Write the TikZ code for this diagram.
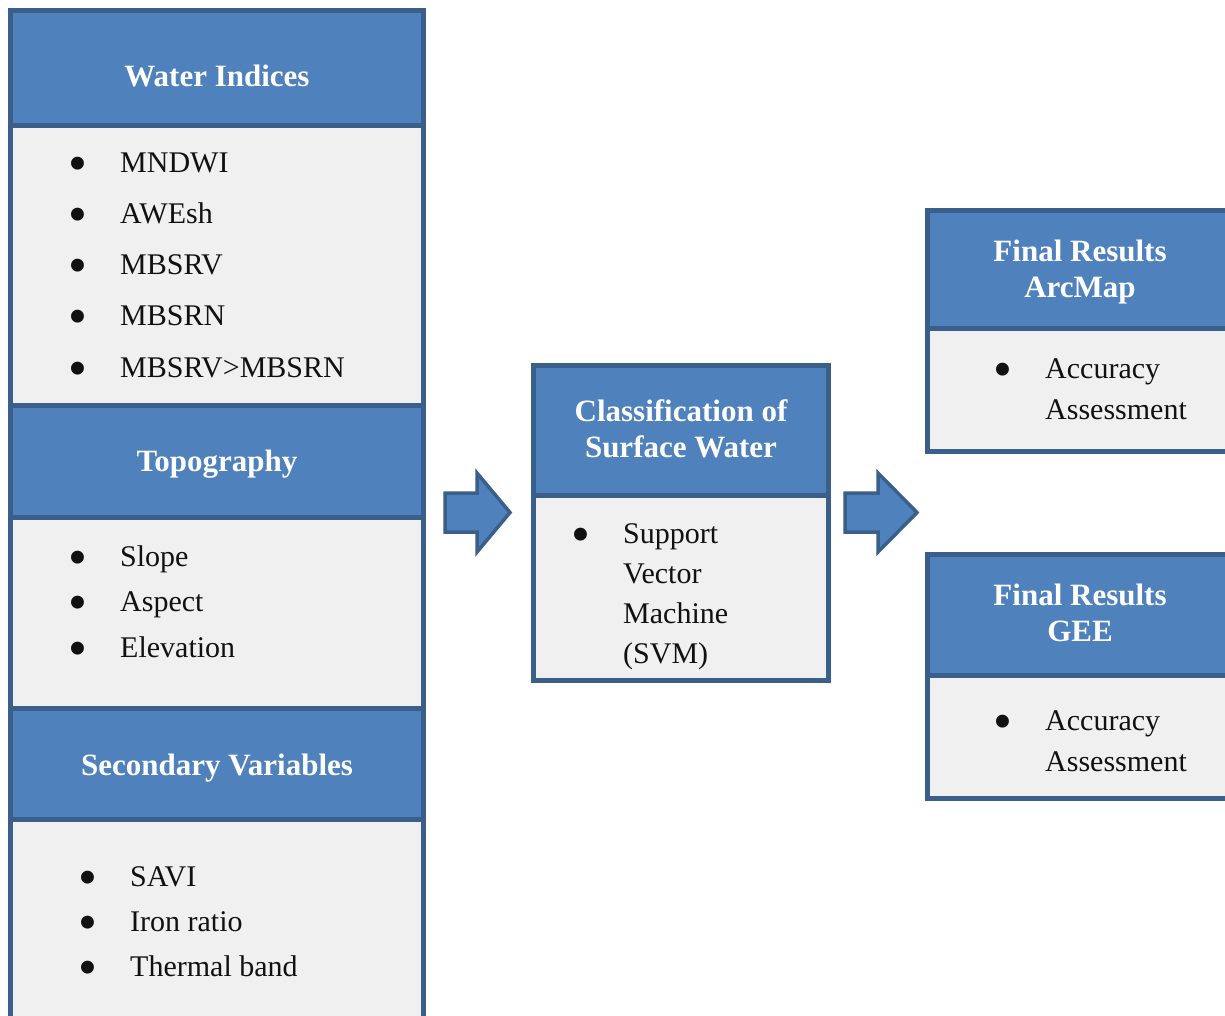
\documentclass[tikz,border=0pt]{standalone}
\usepackage{fontspec}
\setmainfont{Liberation Serif}
\usetikzlibrary{calc}
\definecolor{hdrblue}{HTML}{4F81BD}
\definecolor{edgeblue}{HTML}{3A5F8B}
\definecolor{bodygray}{HTML}{F0F0F0}
\definecolor{inktext}{HTML}{111111}
\newcommand\itm{\makebox[0pt][c]{\raisebox{-9pt}{\fontsize{54}{54}\selectfont •}}\hspace{42pt}}
\newcommand\ind{\hspace*{42pt}}
\begin{document}
\begin{tikzpicture}[x=1pt,y=-1pt,
  box/.style={draw=edgeblue, line width=5pt, anchor=north west, inner sep=0pt, outer sep=0pt},
  hdr/.style={box, fill=hdrblue},
  bdy/.style={box, fill=bodygray},
  htext/.style={text=white, font=\fontsize{31}{36}\selectfont\bfseries, align=center, anchor=base, inner sep=0pt},
  ltext/.style={text=inktext, align=left, anchor=base west, inner sep=0pt},
  barrow/.style={draw=edgeblue, fill=hdrblue, line width=3.5pt, line join=miter}]
\useasboundingbox (0,0) rectangle (1225,1015);
\clip (0,0) rectangle (1225,1015);

% left column
\node[hdr, minimum width=413, minimum height=115] (wih) at (10.5,10) {};
\node[bdy, minimum width=413, minimum height=280] (wib) at (10.5,125) {};
\node[hdr, minimum width=413, minimum height=112] (tph) at (10.5,405) {};
\node[bdy, minimum width=413, minimum height=191] (tpb) at (10.5,517) {};
\node[hdr, minimum width=413, minimum height=111] (svh) at (10.5,708) {};
\node[bdy, minimum width=413, minimum height=220] (svb) at (10.5,819) {};

% middle
\node[hdr, minimum width=295, minimum height=130] (csh) at (533,365) {};
\node[bdy, minimum width=295, minimum height=185] (csb) at (533,495) {};

% right
\node[hdr, minimum width=320, minimum height=118] (arh) at (927,210) {};
\node[bdy, minimum width=320, minimum height=123] (arb) at (927,328) {};
\node[hdr, minimum width=320, minimum height=121] (geh) at (927,554) {};
\node[bdy, minimum width=320, minimum height=123] (geb) at (927,675) {};

% headers (anchor = baseline of last line)
\node[htext] (wit) at (217,86) {Water Indices};
\node[htext] (tpt) at (217,471) {Topography};
\node[htext] (svt) at (217,775) {Secondary Variables};
\node[htext] (cst) at (681,457) {Classification of\\Surface Water};
\node[htext] (art) at (1080,297) {Final Results\\ArcMap};
\node[htext] (get) at (1080,641) {Final Results\\GEE};

% lists (anchor = baseline of last line)
\node[ltext, font=\fontsize{30}{51.25}\selectfont] (wil) at (78,377)
  {\itm MNDWI\\\itm AWEsh\\\itm MBSRV\\\itm MBSRN\\\itm MBSRV>MBSRN};
\node[ltext, font=\fontsize{30}{45.5}\selectfont] (tpl) at (78,657)
  {\itm Slope\\\itm Aspect\\\itm Elevation};
\node[ltext, font=\fontsize{30}{45}\selectfont] (svl) at (88,976)
  {\itm SAVI\\\itm Iron ratio\\\itm Thermal band};
\node[ltext, font=\fontsize{30}{40}\selectfont] (csl) at (581,663)
  {\itm Support\\\ind Vector\\\ind Machine\\\ind (SVM)};
\node[ltext, font=\fontsize{30}{41}\selectfont] (arl) at (1003,419)
  {\itm Accuracy\\\ind Assessment};
\node[ltext, font=\fontsize{30}{41}\selectfont] (gel) at (1003,771)
  {\itm Accuracy\\\ind Assessment};

% block arrows
\coordinate (a1s) at ($(wib.south east)+(21.5,107.5)$);
\coordinate (a2s) at ($(csb.north east)+(17,17.5)$);
\draw[barrow] (a1s) ++(0,-19.5) -- ++(32,0) -- ++(0,-20) -- ++(33,39.5)
  -- ++(-33,39.5) -- ++(0,-20) -- ++(-32,0) -- cycle;
\draw[barrow] (a2s) ++(0,-19.5) -- ++(33,0) -- ++(0,-20) -- ++(39,39.5)
  -- ++(-39,39.5) -- ++(0,-20) -- ++(-33,0) -- cycle;
\end{tikzpicture}
\end{document}
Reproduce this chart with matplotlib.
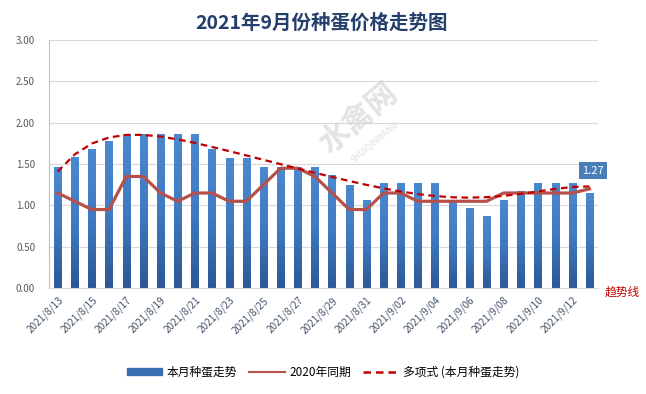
import numpy as np
import matplotlib
matplotlib.use("Agg")
import matplotlib.pyplot as plt
from matplotlib.lines import Line2D
from matplotlib.patches import Patch

plt.rcParams['font.family'] = ['Noto Sans CJK SC', 'DejaVu Sans']

# data
days = ['2021/8/13', '2021/8/14', '2021/8/15', '2021/8/16', '2021/8/17', '2021/8/18',
        '2021/8/19', '2021/8/20', '2021/8/21', '2021/8/22', '2021/8/23', '2021/8/24',
        '2021/8/25', '2021/8/26', '2021/8/27', '2021/8/28', '2021/8/29', '2021/8/30',
        '2021/8/31', '2021/9/01', '2021/9/02', '2021/9/03', '2021/9/04', '2021/9/05',
        '2021/9/06', '2021/9/07', '2021/9/08', '2021/9/09', '2021/9/10', '2021/9/11',
        '2021/9/12', '2021/9/13']
price_2021 = [1.47, 1.58, 1.68, 1.78, 1.87, 1.87, 1.87, 1.87, 1.87, 1.68, 1.57, 1.57,
              1.47, 1.47, 1.47, 1.47, 1.37, 1.25, 1.07, 1.27, 1.27, 1.27, 1.27, 1.07,
              0.97, 0.87, 1.07, 1.17, 1.27, 1.27, 1.27, 1.15]
price_2020 = [1.15, 1.05, 0.95, 0.95, 1.35, 1.35, 1.15, 1.05, 1.15, 1.15, 1.05, 1.05,
              1.25, 1.45, 1.45, 1.35, 1.15, 0.95, 0.95, 1.15, 1.15, 1.05, 1.05, 1.05,
              1.05, 1.05, 1.15, 1.15, 1.15, 1.15, 1.15, 1.20]
last_label = '1.27'

x = np.arange(len(days))
# polynomial trend of this month's prices (like Excel's 多项式 trendline)
coef = np.polyfit(x + 1, price_2021, 6)
trend = np.polyval(coef, x + 1)

fig = plt.figure(figsize=(6.46, 3.94), dpi=100)
ax = fig.add_axes([0.0759, 0.269, 0.8498, 0.629])

bars = ax.bar(x, price_2021, width=0.42, color='#3a6fb4', zorder=2)
# vertical gradient inside each bar
grad = np.linspace(0, 1, 64).reshape(-1, 1)
cmap = matplotlib.colors.LinearSegmentedColormap.from_list('b', ['#2d5895', '#3f7bc2', '#4a88cf'])
for b in bars:
    x0, w, h = b.get_x(), b.get_width(), b.get_height()
    im = ax.imshow(grad, cmap=cmap, aspect='auto', origin='lower',
                   extent=[x0, x0 + w, 0, h], zorder=2.1)
    im.set_clip_path(b)

ax.plot(x, price_2020, color='#b5504b', lw=2.3, solid_joinstyle='round', zorder=3)
ax.plot(x, trend, color='#c00000', lw=1.6, ls=(0, (3, 2)), zorder=4)

ax.set_xlim(-0.5, len(days) - 0.5)
ax.set_ylim(0, 3)
ax.set_yticks(np.arange(0, 3.01, 0.5))
ax.set_yticklabels(['%.2f' % v for v in np.arange(0, 3.01, 0.5)], fontsize=7, color='#595959')
ax.set_xticks(x[::2])
ax.set_xticklabels(days[::2], rotation=45, ha='right', rotation_mode='anchor',
                   fontsize=7.2, color='#44546a')
ax.tick_params(axis='x', length=0, pad=5)
ax.tick_params(axis='y', length=0, pad=10)
ax.grid(axis='y', color='#d9d9d9', lw=0.8, zorder=0)
ax.set_axisbelow(True)
for s in ['top', 'right']:
    ax.spines[s].set_visible(False)
ax.spines['left'].set_color('#bfbfbf')
ax.spines['bottom'].set_color('#d9d9d9')

# value box over the last bar
ax.text(x[-1] + 0.2, 1.42, last_label, ha='center', va='center', color='white', fontsize=8,
        bbox=dict(boxstyle='square,pad=0.3', fc='#4a7ebb', ec='none'), zorder=6)

# watermark
fig.text(0.555, 0.70, '水禽网', rotation=40, fontsize=22, color='#d0d0d0', alpha=0.6,
         ha='center', va='center', fontweight='bold', zorder=0)
fig.text(0.58, 0.64, 'SHUIQINWANG', rotation=40, fontsize=6, color='#d0d0d0', alpha=0.7,
         ha='center', va='center', zorder=0)

fig.text(0.497, 0.942, '2021年9月份种蛋价格走势图', ha='center', va='center',
         fontsize=14, fontweight='bold', color='#243f6b')
fig.text(0.963, 0.258, '趋势线', ha='center', va='center', fontsize=8.5, color='#c00000')

handles = [Patch(color='#3a6fb4'),
           Line2D([], [], color='#b5504b', lw=1.5),
           Line2D([], [], color='#c00000', lw=1.8, ls=(0, (3, 2)))]
labels = ['本月种蛋走势', '2020年同期', '多项式 (本月种蛋走势)']
fig.legend(handles, labels, loc='center', bbox_to_anchor=(0.5, 0.055), ncol=3,
           frameon=False, fontsize=8.5, handlelength=3.0, handleheight=0.5,
           columnspacing=1.0, handletextpad=0.4)

fig.savefig('out.png', dpi=100)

* * *

# EXERCISE INSTRUCTIONS
Above are some entries. Restate word for word the lines from the one holding "Reproduce this chart with matplotlib." through the one holding "plt.rcParams['font.family'] = ['Noto", but not the pictures.

# EXERCISE ANSWER
Reproduce this chart with matplotlib.
import numpy as np
import matplotlib
matplotlib.use("Agg")
import matplotlib.pyplot as plt
from matplotlib.lines import Line2D
from matplotlib.patches import Patch

plt.rcParams['font.family'] = ['Noto Sans CJK SC', 'DejaVu Sans']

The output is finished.